The pivot isn’t a weakness. It’s survival. And often, it’s the reason some players stay in the game while others are forced off the table.
Timing, Risk, and Flow
Timing is everything when conditions are unstable. In Mahjong, you don’t wait until your opponent calls out victory to change course; you react as soon as the signs appear. Businesses must do the same.
Managing risk in this environment isn’t static. It’s not a checklist you run through once a year. It’s an ongoing recalibration, a constant reassessment of what today’s risks mean for tomorrow’s goals.
Here’s where the idea of flow becomes important. Flow isn’t about drifting aimlessly. It’s about moving with the current without losing your direction. For African businesses, that means switching between growth and preservation smoothly, without tearing up the long-term strategy every time a shock hits. Expansion during stable periods, protection when volatility rises. That’s the rhythm of endurance.
A Blueprint for Pivoting
So, what does the X Pivoting Strategy actually look like in practice? Think of it as a four-part blueprint:
- Signal Sensing (Read the Table): Businesses that succeed aren’t blindsided as often. They invest in monitoring—tracking currency markets, policy discussions, and trade agreements. Just as a Mahjong player notices small signals from opponents’ tiles, smart businesses spot warning signs early.
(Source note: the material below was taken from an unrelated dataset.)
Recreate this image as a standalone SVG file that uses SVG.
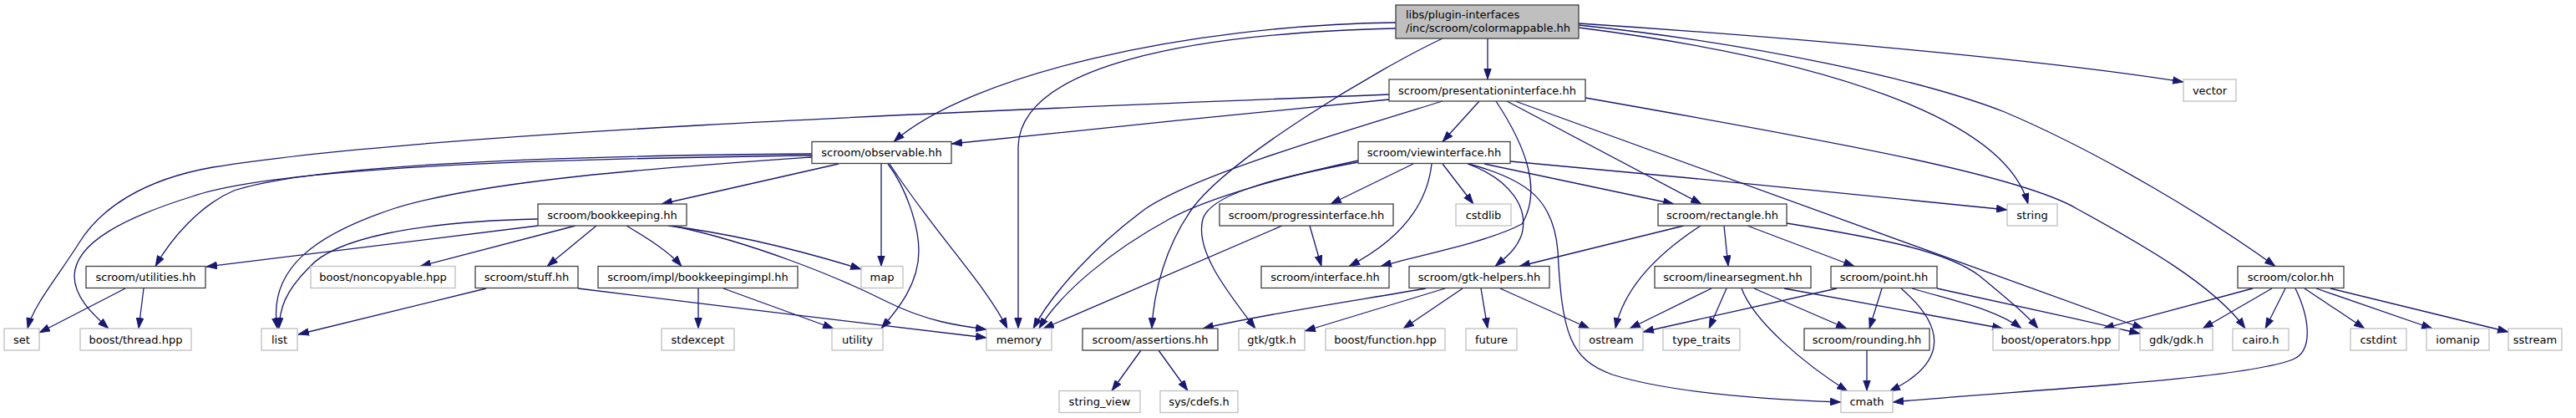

- Dual Playbook (Offense ↔ Defense): Don’t build one plan. Build two. One is for expansion, the other for defense. If conditions favor growth, roll out the first. If the environment sours, shift instantly to the second. This isn’t panic; it’s preparation.
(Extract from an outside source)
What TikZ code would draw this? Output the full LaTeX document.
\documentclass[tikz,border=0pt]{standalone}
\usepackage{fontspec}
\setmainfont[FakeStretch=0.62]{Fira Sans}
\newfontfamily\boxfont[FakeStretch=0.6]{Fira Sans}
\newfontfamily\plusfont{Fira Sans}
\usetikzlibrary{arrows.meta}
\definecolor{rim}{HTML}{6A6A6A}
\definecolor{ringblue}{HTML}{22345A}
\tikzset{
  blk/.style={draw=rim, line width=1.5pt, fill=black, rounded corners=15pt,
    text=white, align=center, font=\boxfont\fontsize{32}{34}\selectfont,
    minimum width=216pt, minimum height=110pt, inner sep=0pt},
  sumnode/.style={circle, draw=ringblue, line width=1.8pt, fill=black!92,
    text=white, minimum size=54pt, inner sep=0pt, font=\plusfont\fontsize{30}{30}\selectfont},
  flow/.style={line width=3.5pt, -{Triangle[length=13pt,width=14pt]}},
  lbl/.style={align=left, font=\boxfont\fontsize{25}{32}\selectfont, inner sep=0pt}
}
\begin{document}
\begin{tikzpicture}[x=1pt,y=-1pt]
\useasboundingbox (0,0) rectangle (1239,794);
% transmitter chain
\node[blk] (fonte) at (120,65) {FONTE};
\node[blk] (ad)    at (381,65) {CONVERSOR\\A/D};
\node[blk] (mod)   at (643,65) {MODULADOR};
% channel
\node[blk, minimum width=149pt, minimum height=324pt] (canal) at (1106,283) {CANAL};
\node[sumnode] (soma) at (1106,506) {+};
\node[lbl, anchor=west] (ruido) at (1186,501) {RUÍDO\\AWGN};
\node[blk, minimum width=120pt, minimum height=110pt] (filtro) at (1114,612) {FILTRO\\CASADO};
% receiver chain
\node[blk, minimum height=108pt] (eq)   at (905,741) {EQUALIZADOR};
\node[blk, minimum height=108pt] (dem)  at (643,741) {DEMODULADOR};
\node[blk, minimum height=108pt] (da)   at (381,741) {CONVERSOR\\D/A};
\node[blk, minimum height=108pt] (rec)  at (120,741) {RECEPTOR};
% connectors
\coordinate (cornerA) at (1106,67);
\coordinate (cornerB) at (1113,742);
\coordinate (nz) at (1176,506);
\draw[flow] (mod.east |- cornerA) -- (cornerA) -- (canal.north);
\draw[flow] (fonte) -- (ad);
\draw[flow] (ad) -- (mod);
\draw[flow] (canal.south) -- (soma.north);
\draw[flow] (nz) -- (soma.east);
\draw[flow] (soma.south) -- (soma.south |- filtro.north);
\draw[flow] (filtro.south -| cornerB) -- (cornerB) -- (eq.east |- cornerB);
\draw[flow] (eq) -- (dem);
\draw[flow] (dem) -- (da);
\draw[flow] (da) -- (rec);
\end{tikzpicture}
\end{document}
- Risk-Mitigated Experimentation: In Mahjong, you sometimes make small bets, discarding tiles that test the waters without exposing yourself too much. Economically, this might mean pilot projects, small-scale expansions, or hedged investments. They keep the door open for upside but limit the cost of being wrong.
- Psychological Flow (Adaptive Culture): Perhaps the hardest part: building a culture that embraces pivoting. Leadership and staff must see adaptation as strength, not instability. The quicker a workforce adjusts, the less damage shocks can do.
Putting It Into Action
Imagine a company expanding in East Africa during a boom in consumer spending. The strategy is offensive, opening stores, hiring talent, and pouring resources into marketing. Then a sudden currency crisis hits. Imports become expensive, consumer demand slows, and the company’s cost structure looks unsustainable.
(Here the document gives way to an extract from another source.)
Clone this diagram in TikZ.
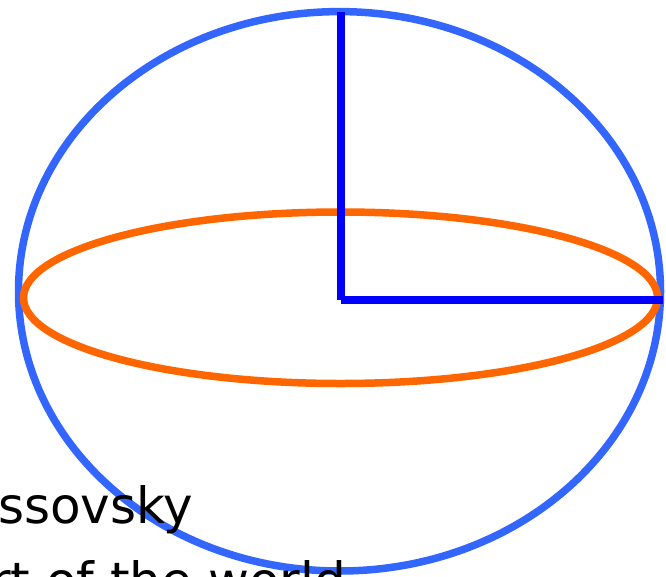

The pivot here is clear. Freeze expansion. Protect reserves. Reprice where possible. The focus shifts from grabbing market share to weathering the storm.
Months later, conditions stabilize. Consumer demand picks up, currency pressure eases, and the government signals a more predictable policy path. Now the company flips back to offense, rolling out delayed projects with lessons learned during the defensive phase.
This rhythm, push forward, pull back, then push again, isn’t reactive chaos. It’s a structured way of surviving volatility while keeping the long-term vision intact.
Why Flexibility Wins
Some leaders view flexibility with suspicion, as if changing course means abandoning vision. But the opposite is true. A rigid strategy often breaks under pressure. Flexible strategies bend, adapt, and endure.
The key is that pivoting doesn’t replace long-term goals; it protects them. Each adjustment is a way of keeping the larger plan alive, even when the environment changes dramatically. It’s the difference between a Mahjong player who insists on forcing a hand no matter the risk and one who adapts to the table while keeping the ultimate objective in sight.
Final Thoughts
African economies will always carry a level of unpredictability. That unpredictability isn’t something to fear; it’s something to prepare for. Businesses that treat pivoting as a last-minute scramble often pay the price.
The lesson from Mahjong is simple: adaptability wins. Reading signals, adjusting early, and knowing when to play bold or safe are the traits that separate winning business models from the rest. In volatile environments, the X Pivoting Strategy isn’t optional—it’s the only way forward.